§ SET TASK
Write the data out again exactly, dropping any images it holds.

§ GIVEN INFORMATION
^^^^

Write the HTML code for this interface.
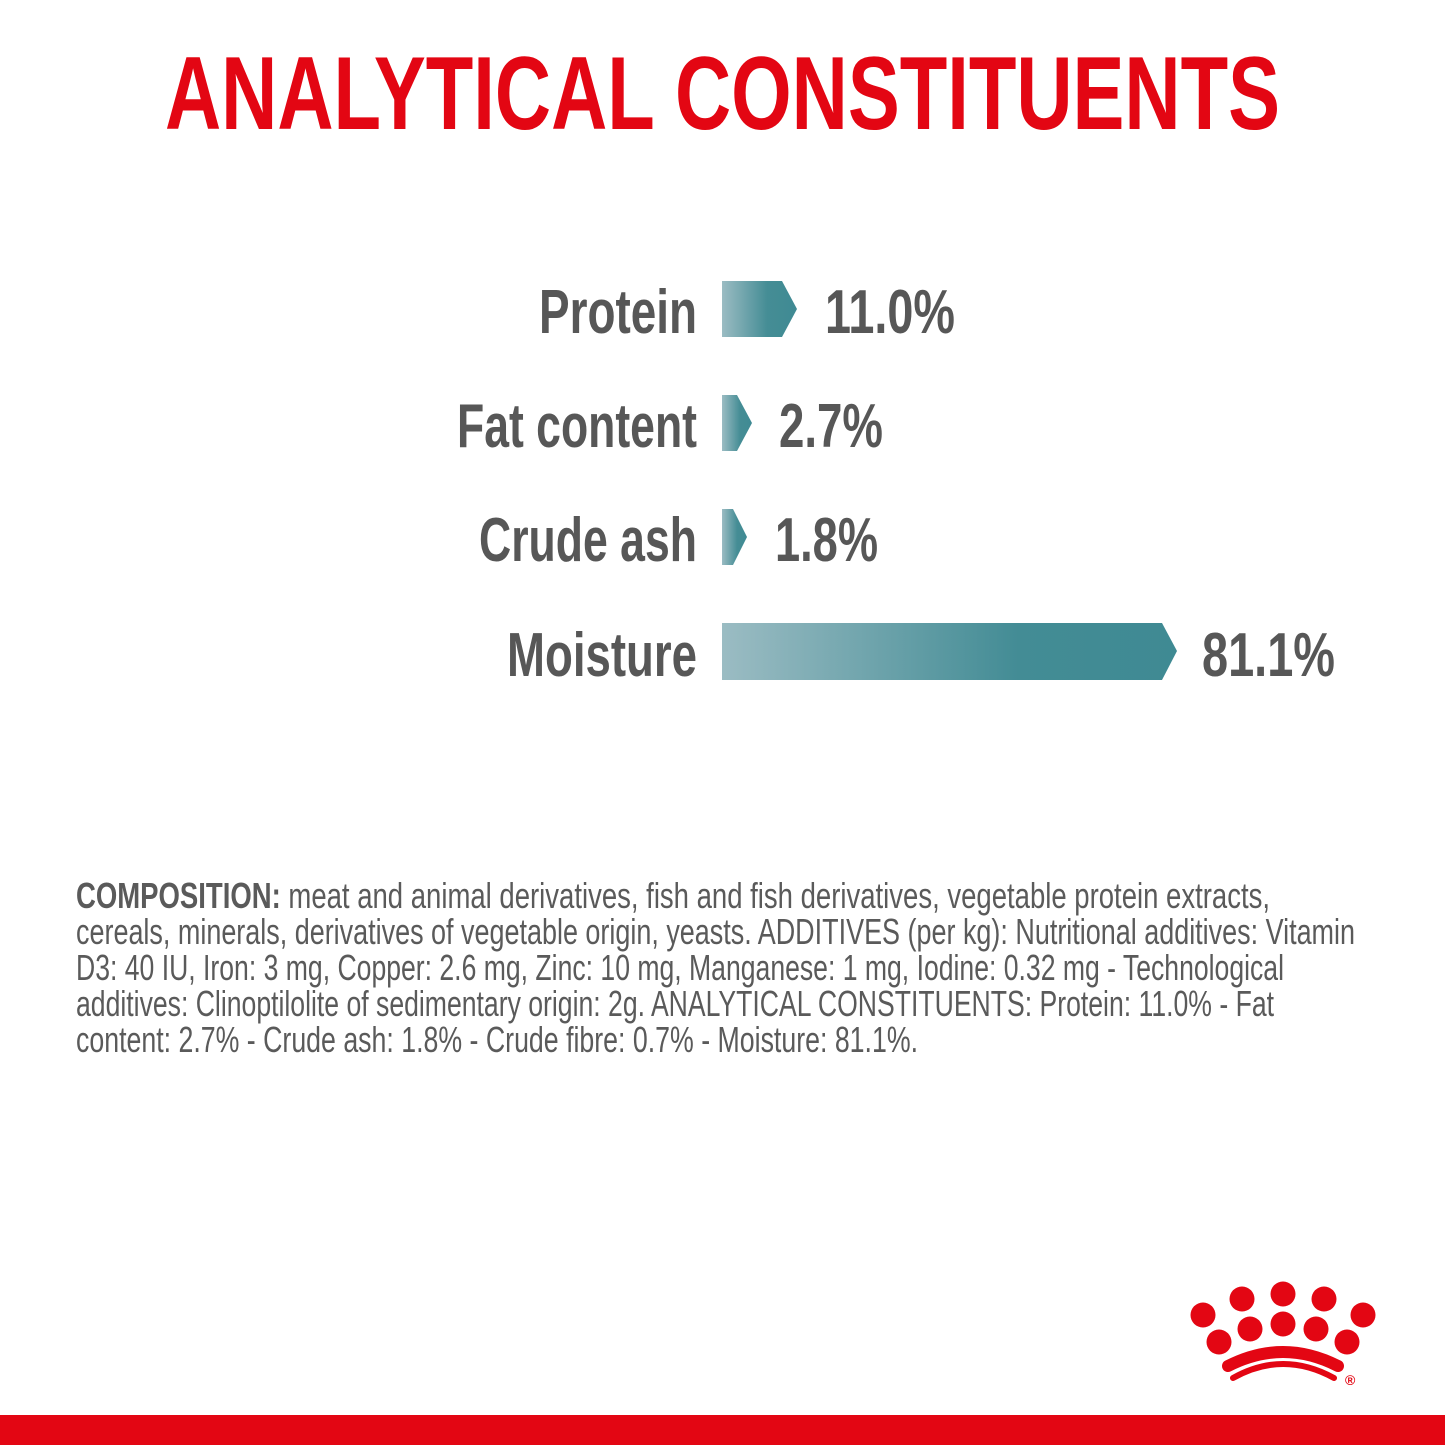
<!DOCTYPE html>
<html><head><meta charset="utf-8"><style>
html,body{margin:0;padding:0;background:#fff;}
svg{display:block;}
</style></head><body>
<svg width="1445" height="1445" viewBox="0 0 1445 1445" xmlns="http://www.w3.org/2000/svg" font-family="Liberation Sans, sans-serif">
<defs>
<linearGradient id="g1" x1="0" x2="1" y1="0" y2="0">
<stop offset="0" stop-color="#9bbcc3"/><stop offset="0.6" stop-color="#458d95"/><stop offset="1" stop-color="#3f8a93"/>
</linearGradient>
<linearGradient id="g2" x1="0" x2="1" y1="0" y2="0">
<stop offset="0" stop-color="#9bbcc3"/><stop offset="0.65" stop-color="#438c95"/><stop offset="1" stop-color="#3f8a93"/>
</linearGradient>
</defs>
<rect width="1445" height="1445" fill="#fff"/>
<text x="165" y="129" font-size="104" font-weight="bold" fill="#e30613" textLength="1115" lengthAdjust="spacingAndGlyphs">ANALYTICAL CONSTITUENTS</text>

<g font-weight="bold" font-size="62" fill="#575757">
<text x="539" y="333" textLength="158" lengthAdjust="spacingAndGlyphs">Protein</text>
<text x="457" y="447" textLength="240" lengthAdjust="spacingAndGlyphs">Fat content</text>
<text x="479" y="561" textLength="218" lengthAdjust="spacingAndGlyphs">Crude ash</text>
<text x="507" y="676" textLength="190" lengthAdjust="spacingAndGlyphs">Moisture</text>
<text x="825" y="333" textLength="130" lengthAdjust="spacingAndGlyphs">11.0%</text>
<text x="779" y="447" textLength="104" lengthAdjust="spacingAndGlyphs">2.7%</text>
<text x="775" y="561" textLength="103" lengthAdjust="spacingAndGlyphs">1.8%</text>
<text x="1202" y="676" textLength="133" lengthAdjust="spacingAndGlyphs">81.1%</text>
</g>

<polygon points="722,281 782,281 797,309 782,337 722,337" fill="url(#g1)"/>
<polygon points="722,395 737,395 752,423 737,451 722,451" fill="url(#g1)"/>
<polygon points="722,509 733,509 747,537 733,565 722,565" fill="url(#g1)"/>
<polygon points="722,623 1162,623 1177,651 1162,680 722,680" fill="url(#g2)"/>

<g font-size="36" fill="#5a5a5a">
<text x="76" y="908" textLength="1194" lengthAdjust="spacingAndGlyphs"><tspan font-weight="bold">COMPOSITION:</tspan> meat and animal derivatives, fish and fish derivatives, vegetable protein extracts,</text>
<text x="76" y="944" textLength="1279" lengthAdjust="spacingAndGlyphs">cereals, minerals, derivatives of vegetable origin, yeasts. ADDITIVES (per kg): Nutritional additives: Vitamin</text>
<text x="76" y="980" textLength="1208" lengthAdjust="spacingAndGlyphs">D3: 40 IU, Iron: 3 mg, Copper: 2.6 mg, Zinc: 10 mg, Manganese: 1 mg, Iodine: 0.32 mg - Technological</text>
<text x="76" y="1016" textLength="1198" lengthAdjust="spacingAndGlyphs">additives: Clinoptilolite of sedimentary origin: 2g. ANALYTICAL CONSTITUENTS: Protein: 11.0% - Fat</text>
<text x="76" y="1052" textLength="842" lengthAdjust="spacingAndGlyphs">content: 2.7% - Crude ash: 1.8% - Crude fibre: 0.7% - Moisture: 81.1%.</text>
</g>

<g fill="#e30613">
<circle cx="1203" cy="1315" r="12.5"/>
<circle cx="1242" cy="1299" r="12.5"/>
<circle cx="1283" cy="1294" r="12.5"/>
<circle cx="1324" cy="1299" r="12.5"/>
<circle cx="1363" cy="1315" r="12.5"/>
<circle cx="1219" cy="1342" r="12.5"/>
<circle cx="1250" cy="1329" r="12.5"/>
<circle cx="1283" cy="1324" r="12.5"/>
<circle cx="1316" cy="1329" r="12.5"/>
<circle cx="1347" cy="1342" r="12.5"/>
<text x="1345" y="1385" font-size="14" font-weight="bold">®</text>
</g>
<path d="M1228,1366 Q1283,1338 1338,1366" stroke="#e30613" stroke-width="12" fill="none" stroke-linecap="round"/>
<path d="M1233,1378 Q1283,1350 1334,1378" stroke="#e30613" stroke-width="6" fill="none" stroke-linecap="round"/>

<rect x="0" y="1415" width="1445" height="30" fill="#e30613"/>
</svg>
</body></html>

^^^^

§ SOLUTION FOR THIS PROBLEM
Write the HTML code for this interface.
<!DOCTYPE html>
<html><head><meta charset="utf-8"><style>
html,body{margin:0;padding:0;background:#fff;}
svg{display:block;}
</style></head><body>
<svg width="1445" height="1445" viewBox="0 0 1445 1445" xmlns="http://www.w3.org/2000/svg" font-family="Liberation Sans, sans-serif">
<defs>
<linearGradient id="g1" x1="0" x2="1" y1="0" y2="0">
<stop offset="0" stop-color="#9bbcc3"/><stop offset="0.6" stop-color="#458d95"/><stop offset="1" stop-color="#3f8a93"/>
</linearGradient>
<linearGradient id="g2" x1="0" x2="1" y1="0" y2="0">
<stop offset="0" stop-color="#9bbcc3"/><stop offset="0.65" stop-color="#438c95"/><stop offset="1" stop-color="#3f8a93"/>
</linearGradient>
</defs>
<rect width="1445" height="1445" fill="#fff"/>
<text x="165" y="129" font-size="104" font-weight="bold" fill="#e30613" textLength="1115" lengthAdjust="spacingAndGlyphs">ANALYTICAL CONSTITUENTS</text>

<g font-weight="bold" font-size="62" fill="#575757">
<text x="539" y="333" textLength="158" lengthAdjust="spacingAndGlyphs">Protein</text>
<text x="457" y="447" textLength="240" lengthAdjust="spacingAndGlyphs">Fat content</text>
<text x="479" y="561" textLength="218" lengthAdjust="spacingAndGlyphs">Crude ash</text>
<text x="507" y="676" textLength="190" lengthAdjust="spacingAndGlyphs">Moisture</text>
<text x="825" y="333" textLength="130" lengthAdjust="spacingAndGlyphs">11.0%</text>
<text x="779" y="447" textLength="104" lengthAdjust="spacingAndGlyphs">2.7%</text>
<text x="775" y="561" textLength="103" lengthAdjust="spacingAndGlyphs">1.8%</text>
<text x="1202" y="676" textLength="133" lengthAdjust="spacingAndGlyphs">81.1%</text>
</g>

<polygon points="722,281 782,281 797,309 782,337 722,337" fill="url(#g1)"/>
<polygon points="722,395 737,395 752,423 737,451 722,451" fill="url(#g1)"/>
<polygon points="722,509 733,509 747,537 733,565 722,565" fill="url(#g1)"/>
<polygon points="722,623 1162,623 1177,651 1162,680 722,680" fill="url(#g2)"/>

<g font-size="36" fill="#5a5a5a">
<text x="76" y="908" textLength="1194" lengthAdjust="spacingAndGlyphs"><tspan font-weight="bold">COMPOSITION:</tspan> meat and animal derivatives, fish and fish derivatives, vegetable protein extracts,</text>
<text x="76" y="944" textLength="1279" lengthAdjust="spacingAndGlyphs">cereals, minerals, derivatives of vegetable origin, yeasts. ADDITIVES (per kg): Nutritional additives: Vitamin</text>
<text x="76" y="980" textLength="1208" lengthAdjust="spacingAndGlyphs">D3: 40 IU, Iron: 3 mg, Copper: 2.6 mg, Zinc: 10 mg, Manganese: 1 mg, Iodine: 0.32 mg - Technological</text>
<text x="76" y="1016" textLength="1198" lengthAdjust="spacingAndGlyphs">additives: Clinoptilolite of sedimentary origin: 2g. ANALYTICAL CONSTITUENTS: Protein: 11.0% - Fat</text>
<text x="76" y="1052" textLength="842" lengthAdjust="spacingAndGlyphs">content: 2.7% - Crude ash: 1.8% - Crude fibre: 0.7% - Moisture: 81.1%.</text>
</g>

<g fill="#e30613">
<circle cx="1203" cy="1315" r="12.5"/>
<circle cx="1242" cy="1299" r="12.5"/>
<circle cx="1283" cy="1294" r="12.5"/>
<circle cx="1324" cy="1299" r="12.5"/>
<circle cx="1363" cy="1315" r="12.5"/>
<circle cx="1219" cy="1342" r="12.5"/>
<circle cx="1250" cy="1329" r="12.5"/>
<circle cx="1283" cy="1324" r="12.5"/>
<circle cx="1316" cy="1329" r="12.5"/>
<circle cx="1347" cy="1342" r="12.5"/>
<text x="1345" y="1385" font-size="14" font-weight="bold">®</text>
</g>
<path d="M1228,1366 Q1283,1338 1338,1366" stroke="#e30613" stroke-width="12" fill="none" stroke-linecap="round"/>
<path d="M1233,1378 Q1283,1350 1334,1378" stroke="#e30613" stroke-width="6" fill="none" stroke-linecap="round"/>

<rect x="0" y="1415" width="1445" height="30" fill="#e30613"/>
</svg>
</body></html>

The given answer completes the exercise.